** Begin DATA IN THIS EXERCISE **

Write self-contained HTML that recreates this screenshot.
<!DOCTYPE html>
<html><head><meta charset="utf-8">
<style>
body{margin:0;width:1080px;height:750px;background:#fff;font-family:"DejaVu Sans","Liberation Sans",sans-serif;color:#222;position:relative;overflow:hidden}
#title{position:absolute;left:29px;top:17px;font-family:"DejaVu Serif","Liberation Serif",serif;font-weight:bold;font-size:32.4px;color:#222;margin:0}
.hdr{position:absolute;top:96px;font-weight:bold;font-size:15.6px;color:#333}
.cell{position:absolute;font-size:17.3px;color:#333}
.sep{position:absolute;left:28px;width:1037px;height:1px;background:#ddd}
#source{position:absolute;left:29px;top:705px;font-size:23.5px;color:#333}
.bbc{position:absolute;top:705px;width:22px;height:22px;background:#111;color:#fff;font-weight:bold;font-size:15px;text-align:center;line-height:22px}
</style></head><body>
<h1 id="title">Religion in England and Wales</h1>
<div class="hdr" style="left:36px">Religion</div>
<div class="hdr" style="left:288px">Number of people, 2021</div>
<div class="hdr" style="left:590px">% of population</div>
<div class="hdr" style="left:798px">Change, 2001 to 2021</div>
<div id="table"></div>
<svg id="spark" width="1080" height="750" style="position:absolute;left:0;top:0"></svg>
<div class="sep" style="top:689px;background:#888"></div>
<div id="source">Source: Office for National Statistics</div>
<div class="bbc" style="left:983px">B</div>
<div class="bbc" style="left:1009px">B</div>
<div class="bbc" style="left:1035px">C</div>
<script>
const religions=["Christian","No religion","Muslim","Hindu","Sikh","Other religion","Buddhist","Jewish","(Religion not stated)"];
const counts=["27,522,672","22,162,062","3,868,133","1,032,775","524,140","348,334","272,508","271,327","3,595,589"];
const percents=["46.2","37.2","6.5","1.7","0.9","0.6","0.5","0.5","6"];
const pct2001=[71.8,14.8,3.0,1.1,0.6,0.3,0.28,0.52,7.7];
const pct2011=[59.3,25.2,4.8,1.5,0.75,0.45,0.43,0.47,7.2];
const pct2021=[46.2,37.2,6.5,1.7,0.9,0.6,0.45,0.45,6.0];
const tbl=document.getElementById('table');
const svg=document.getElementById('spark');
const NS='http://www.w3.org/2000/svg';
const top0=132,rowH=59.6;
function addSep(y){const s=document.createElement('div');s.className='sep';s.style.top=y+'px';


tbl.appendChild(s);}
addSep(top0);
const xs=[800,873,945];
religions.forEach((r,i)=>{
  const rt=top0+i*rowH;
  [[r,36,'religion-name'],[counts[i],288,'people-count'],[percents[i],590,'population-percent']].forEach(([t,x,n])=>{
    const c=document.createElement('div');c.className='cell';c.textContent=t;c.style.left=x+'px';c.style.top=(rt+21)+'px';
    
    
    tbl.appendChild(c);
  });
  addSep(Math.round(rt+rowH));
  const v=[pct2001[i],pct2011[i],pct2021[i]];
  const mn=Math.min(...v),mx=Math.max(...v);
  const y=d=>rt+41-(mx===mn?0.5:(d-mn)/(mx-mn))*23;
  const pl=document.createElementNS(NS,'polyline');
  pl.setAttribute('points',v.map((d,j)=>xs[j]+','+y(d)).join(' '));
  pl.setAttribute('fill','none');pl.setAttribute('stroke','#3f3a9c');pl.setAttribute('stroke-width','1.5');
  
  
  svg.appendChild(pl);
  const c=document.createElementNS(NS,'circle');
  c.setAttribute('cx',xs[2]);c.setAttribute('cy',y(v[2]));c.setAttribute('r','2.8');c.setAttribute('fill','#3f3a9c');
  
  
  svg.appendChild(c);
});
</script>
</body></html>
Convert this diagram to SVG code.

** End DATA IN THIS EXERCISE **
** Begin DATA IN THIS EXERCISE **

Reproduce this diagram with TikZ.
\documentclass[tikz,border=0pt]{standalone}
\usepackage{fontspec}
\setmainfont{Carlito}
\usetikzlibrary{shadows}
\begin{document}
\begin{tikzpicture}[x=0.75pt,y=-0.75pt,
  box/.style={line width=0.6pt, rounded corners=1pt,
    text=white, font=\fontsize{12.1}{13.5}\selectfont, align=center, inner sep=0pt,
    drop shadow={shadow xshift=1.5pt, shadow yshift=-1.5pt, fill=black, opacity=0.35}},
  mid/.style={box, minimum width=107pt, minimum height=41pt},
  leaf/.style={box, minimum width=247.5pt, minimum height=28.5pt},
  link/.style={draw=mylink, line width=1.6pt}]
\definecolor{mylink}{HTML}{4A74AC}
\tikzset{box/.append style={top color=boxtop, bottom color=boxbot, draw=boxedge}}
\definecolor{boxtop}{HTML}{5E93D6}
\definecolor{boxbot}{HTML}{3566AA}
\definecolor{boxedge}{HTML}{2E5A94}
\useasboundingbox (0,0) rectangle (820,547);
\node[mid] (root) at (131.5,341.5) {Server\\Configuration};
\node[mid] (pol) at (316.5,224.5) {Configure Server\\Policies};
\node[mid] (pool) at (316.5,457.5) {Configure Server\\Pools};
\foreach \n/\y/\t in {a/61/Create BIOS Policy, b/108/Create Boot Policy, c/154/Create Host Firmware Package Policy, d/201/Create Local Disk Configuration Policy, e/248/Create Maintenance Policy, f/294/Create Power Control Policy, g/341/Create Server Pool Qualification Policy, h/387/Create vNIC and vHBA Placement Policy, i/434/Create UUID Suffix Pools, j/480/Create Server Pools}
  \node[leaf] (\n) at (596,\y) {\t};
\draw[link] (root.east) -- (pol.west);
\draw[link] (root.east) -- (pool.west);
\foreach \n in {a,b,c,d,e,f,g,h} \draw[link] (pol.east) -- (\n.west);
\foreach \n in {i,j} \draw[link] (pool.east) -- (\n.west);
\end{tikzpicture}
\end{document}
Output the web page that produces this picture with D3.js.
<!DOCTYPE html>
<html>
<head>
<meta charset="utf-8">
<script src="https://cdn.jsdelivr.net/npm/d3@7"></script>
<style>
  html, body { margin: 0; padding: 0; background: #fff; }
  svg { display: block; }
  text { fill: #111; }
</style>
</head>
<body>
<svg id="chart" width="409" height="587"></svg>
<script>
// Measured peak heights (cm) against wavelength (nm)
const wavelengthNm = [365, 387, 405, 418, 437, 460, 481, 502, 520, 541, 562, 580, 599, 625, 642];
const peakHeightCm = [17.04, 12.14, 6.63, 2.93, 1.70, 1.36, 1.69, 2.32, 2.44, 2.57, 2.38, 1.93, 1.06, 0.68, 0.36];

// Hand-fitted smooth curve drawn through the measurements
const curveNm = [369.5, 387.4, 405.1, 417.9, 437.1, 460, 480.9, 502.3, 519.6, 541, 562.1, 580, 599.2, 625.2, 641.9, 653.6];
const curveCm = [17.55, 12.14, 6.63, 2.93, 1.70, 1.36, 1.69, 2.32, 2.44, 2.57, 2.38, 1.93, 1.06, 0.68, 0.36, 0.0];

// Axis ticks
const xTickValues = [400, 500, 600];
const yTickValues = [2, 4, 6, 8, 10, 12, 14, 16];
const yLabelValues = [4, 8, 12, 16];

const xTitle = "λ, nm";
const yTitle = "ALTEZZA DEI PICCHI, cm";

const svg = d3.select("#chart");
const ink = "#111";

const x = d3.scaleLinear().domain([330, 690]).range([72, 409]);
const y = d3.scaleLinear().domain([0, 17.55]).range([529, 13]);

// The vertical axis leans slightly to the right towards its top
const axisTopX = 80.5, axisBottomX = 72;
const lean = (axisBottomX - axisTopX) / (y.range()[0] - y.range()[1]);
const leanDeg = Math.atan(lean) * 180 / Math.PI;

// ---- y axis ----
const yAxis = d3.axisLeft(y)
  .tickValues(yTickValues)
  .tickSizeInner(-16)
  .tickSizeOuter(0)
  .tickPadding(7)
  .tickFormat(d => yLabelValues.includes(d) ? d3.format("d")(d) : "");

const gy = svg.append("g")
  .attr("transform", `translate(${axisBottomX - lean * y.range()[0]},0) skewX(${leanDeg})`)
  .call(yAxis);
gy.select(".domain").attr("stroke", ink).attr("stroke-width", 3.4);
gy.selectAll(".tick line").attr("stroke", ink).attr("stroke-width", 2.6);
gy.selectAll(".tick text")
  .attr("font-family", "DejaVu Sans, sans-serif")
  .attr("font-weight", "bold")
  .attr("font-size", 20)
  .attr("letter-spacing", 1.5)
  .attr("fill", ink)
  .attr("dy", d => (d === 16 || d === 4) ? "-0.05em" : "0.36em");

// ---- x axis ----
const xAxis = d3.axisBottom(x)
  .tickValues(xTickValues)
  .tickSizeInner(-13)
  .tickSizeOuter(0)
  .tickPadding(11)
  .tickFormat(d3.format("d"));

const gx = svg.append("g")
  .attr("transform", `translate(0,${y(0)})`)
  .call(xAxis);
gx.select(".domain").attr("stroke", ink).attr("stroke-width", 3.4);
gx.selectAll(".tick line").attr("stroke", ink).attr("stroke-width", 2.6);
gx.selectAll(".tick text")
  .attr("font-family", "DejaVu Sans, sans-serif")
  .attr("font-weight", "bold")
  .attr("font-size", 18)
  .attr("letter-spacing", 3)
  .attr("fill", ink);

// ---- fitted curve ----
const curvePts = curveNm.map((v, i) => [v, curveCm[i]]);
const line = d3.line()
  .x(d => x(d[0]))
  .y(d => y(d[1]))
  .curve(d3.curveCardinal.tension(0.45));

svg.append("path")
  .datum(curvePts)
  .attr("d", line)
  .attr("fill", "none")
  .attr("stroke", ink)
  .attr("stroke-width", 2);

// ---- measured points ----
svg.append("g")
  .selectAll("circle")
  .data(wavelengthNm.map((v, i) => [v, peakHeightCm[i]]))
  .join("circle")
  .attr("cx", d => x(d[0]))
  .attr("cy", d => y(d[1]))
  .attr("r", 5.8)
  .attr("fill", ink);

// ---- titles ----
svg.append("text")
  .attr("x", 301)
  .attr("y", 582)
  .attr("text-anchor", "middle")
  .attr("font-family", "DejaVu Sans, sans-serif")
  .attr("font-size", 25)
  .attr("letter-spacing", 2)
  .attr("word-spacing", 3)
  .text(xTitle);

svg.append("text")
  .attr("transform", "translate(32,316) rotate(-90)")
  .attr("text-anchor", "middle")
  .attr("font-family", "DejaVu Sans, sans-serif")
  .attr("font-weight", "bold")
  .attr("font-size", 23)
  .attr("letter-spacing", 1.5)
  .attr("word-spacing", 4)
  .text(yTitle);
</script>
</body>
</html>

** End DATA IN THIS EXERCISE **

DIRECTIONS FOR THIS TASK » Identify the lines of the entries containing the string "that". Copy each such line.

OUTPUT OF THE EXERCISE »
Write self-contained HTML that recreates this screenshot.
Output the web page that produces this picture with D3.js.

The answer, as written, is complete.